Problem is, “how dare a brother can say this to his sister, it’s so against idea of feminism”.
I can not imagine a level of thinking you go deep in, I am not going into the history of this festival and you know that’s what is evolution. This is the evolution of our hindu dharma. We change with changing times. My brother never said he is going to protect me, he helped me growing into an independent woman. He is the one who feels proud on me more than I am proud of him. Does it sound regressive? My bhabhi is one of the best friends I ever had. Does it sound regressive? We don’t treat each other like, “being a woman”, or “being a man”. I remember as a kid I was trying to hammer a nail in the wall and I tried to throw tantrum and I yelled at my brother, “why do you want a girl to do this? girls are not supposed to do these jobs.” My brother gave me stern reply, “if you believe in equality then stop playing this girl-card”.
So that’s how it is. Liberal gang please stop bullying us for our festivals. We realised about pollution levels are going up so we reduced bursting crackers on Diwali. We have started playing dry holi to save water. Mind you, we didn’t crib rather felt proud of ourselves.
In the end, I would say two things. If you don’t understand the bond of a beautiful relation, please don’t try to understand more.

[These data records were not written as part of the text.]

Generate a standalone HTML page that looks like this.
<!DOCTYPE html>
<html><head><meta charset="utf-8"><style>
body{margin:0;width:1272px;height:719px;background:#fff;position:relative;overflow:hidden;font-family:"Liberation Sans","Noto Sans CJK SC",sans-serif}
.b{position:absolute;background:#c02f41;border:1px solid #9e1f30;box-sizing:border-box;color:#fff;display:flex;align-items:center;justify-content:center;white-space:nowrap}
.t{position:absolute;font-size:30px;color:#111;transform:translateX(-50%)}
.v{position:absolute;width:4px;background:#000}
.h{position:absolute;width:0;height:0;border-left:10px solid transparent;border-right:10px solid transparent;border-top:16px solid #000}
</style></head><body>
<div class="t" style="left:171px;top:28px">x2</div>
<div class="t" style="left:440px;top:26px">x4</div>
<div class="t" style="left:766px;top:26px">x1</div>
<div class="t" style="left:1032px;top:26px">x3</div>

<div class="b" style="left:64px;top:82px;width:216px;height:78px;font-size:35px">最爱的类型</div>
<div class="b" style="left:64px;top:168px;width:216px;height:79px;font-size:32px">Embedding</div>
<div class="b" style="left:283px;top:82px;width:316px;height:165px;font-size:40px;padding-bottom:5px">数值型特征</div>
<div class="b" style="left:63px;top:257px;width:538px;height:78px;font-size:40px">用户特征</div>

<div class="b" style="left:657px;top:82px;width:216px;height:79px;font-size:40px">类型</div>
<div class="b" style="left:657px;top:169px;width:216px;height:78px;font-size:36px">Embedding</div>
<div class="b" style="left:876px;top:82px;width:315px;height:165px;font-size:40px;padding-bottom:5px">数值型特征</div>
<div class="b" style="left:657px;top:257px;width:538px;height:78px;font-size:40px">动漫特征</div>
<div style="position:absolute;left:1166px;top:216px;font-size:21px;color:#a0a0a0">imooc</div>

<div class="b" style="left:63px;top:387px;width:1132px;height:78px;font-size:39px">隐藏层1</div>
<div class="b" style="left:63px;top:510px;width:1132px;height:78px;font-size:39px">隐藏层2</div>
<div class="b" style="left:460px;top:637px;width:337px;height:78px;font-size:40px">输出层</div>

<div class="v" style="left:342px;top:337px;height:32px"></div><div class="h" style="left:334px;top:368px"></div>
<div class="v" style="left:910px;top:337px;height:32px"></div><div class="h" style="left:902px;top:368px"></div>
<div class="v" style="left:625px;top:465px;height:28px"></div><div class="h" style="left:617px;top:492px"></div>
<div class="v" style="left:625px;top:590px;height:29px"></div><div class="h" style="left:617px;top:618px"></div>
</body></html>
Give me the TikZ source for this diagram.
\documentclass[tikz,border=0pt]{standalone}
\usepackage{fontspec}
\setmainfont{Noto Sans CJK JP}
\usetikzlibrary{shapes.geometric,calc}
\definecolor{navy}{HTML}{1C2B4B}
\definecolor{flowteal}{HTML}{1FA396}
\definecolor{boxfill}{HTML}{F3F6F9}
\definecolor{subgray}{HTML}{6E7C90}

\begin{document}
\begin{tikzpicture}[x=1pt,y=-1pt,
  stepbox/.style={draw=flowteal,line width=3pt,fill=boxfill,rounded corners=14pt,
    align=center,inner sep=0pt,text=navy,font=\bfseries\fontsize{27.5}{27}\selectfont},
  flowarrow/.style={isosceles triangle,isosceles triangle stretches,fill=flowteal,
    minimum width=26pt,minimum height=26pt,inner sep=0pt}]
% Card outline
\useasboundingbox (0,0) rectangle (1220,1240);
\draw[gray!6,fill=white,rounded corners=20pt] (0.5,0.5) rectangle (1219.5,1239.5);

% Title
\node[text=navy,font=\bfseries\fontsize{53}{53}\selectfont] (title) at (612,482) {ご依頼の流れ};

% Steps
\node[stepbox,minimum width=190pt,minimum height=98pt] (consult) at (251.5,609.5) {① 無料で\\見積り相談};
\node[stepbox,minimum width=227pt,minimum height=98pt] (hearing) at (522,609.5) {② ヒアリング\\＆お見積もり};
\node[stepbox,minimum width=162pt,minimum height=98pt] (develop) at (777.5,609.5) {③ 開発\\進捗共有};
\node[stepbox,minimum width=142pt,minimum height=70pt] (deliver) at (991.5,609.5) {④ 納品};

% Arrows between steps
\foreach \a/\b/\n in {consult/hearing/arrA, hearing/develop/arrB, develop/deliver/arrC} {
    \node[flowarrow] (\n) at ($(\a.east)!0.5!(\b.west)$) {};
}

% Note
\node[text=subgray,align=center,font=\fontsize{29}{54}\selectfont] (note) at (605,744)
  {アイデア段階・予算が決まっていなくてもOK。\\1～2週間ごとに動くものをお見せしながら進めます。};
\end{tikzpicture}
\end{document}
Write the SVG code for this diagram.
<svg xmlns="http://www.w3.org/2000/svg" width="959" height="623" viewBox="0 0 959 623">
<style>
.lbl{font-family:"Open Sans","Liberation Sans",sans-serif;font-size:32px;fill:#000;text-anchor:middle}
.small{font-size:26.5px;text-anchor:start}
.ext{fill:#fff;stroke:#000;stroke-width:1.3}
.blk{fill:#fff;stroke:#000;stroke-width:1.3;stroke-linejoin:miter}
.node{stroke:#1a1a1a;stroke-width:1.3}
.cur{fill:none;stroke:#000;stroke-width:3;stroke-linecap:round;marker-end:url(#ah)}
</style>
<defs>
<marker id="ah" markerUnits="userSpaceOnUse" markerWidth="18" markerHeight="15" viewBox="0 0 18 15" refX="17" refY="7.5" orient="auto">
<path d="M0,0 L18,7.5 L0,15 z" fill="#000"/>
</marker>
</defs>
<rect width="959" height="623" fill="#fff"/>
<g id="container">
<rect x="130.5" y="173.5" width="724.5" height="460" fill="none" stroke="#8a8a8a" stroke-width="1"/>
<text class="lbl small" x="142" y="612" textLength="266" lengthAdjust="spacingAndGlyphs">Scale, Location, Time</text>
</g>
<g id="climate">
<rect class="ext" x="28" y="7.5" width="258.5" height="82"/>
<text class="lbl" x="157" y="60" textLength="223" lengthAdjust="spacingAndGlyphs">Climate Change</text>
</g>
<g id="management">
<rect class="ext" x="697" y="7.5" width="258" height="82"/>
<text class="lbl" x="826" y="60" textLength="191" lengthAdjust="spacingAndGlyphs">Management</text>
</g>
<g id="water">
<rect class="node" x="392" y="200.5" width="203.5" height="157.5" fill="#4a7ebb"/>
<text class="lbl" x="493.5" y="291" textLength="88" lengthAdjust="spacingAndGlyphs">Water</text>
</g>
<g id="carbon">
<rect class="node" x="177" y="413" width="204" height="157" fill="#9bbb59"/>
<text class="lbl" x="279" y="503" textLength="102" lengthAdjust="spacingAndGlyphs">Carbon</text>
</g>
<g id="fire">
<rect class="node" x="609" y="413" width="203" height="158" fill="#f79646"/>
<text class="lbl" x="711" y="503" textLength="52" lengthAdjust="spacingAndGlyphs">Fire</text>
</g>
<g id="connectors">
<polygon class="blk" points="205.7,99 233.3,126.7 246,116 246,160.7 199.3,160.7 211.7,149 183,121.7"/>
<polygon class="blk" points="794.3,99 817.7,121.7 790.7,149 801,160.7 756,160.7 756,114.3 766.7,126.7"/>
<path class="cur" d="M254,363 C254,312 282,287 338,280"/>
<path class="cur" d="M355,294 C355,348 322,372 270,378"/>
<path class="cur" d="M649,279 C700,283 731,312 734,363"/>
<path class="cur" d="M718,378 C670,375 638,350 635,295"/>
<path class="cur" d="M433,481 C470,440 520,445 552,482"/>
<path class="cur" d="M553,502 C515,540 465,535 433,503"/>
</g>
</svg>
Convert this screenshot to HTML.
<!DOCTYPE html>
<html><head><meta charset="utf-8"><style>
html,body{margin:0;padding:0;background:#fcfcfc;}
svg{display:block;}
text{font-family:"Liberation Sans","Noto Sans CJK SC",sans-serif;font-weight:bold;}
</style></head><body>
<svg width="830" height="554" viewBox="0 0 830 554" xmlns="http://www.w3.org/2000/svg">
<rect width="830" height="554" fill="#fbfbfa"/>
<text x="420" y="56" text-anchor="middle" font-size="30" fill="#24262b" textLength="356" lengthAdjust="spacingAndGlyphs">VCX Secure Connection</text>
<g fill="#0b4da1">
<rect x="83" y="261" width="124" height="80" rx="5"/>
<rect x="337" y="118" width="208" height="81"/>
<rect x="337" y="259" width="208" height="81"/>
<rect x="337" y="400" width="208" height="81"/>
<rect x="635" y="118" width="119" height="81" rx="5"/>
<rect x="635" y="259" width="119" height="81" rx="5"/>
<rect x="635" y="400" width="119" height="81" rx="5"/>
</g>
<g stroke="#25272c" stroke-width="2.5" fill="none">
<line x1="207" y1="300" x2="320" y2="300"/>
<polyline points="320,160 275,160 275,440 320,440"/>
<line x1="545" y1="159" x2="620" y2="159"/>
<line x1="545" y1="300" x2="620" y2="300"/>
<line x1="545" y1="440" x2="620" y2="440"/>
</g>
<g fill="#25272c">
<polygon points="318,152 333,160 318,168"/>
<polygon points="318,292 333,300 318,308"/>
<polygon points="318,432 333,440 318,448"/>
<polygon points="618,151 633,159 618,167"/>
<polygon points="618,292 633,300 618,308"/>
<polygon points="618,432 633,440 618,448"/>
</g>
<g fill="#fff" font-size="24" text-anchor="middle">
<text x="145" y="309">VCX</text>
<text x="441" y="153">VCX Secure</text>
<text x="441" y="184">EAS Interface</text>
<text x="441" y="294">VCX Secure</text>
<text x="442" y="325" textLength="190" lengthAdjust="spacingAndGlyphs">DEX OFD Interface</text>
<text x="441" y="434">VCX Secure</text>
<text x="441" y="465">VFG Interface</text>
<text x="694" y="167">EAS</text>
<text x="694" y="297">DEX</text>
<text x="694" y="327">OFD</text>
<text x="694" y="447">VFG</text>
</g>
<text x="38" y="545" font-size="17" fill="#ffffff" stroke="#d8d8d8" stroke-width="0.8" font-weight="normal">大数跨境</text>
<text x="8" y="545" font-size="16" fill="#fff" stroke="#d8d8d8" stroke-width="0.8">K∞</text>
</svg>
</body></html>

And second stop using anything that “protects” like sunglasses or sunscreen (protects from harmful effects of sun rays), and yes, stay away from condoms as well (after all, it also protects).
Well, have fun cheer for Halloween night that is part of Indian festivals now, no matter it also has a mythological kind of story to back.
You know what, there is no use of wasting time on giving you gyan about “bonds”, “relationships”, “progressiveness of hindu dharma”, for you these are the words which have no meanings or some of your own interpretations. And now my sons are going to have a fun filled yet emotional Raksha-Bandhan on video calls. Ta-da. See you on Karwachauth now.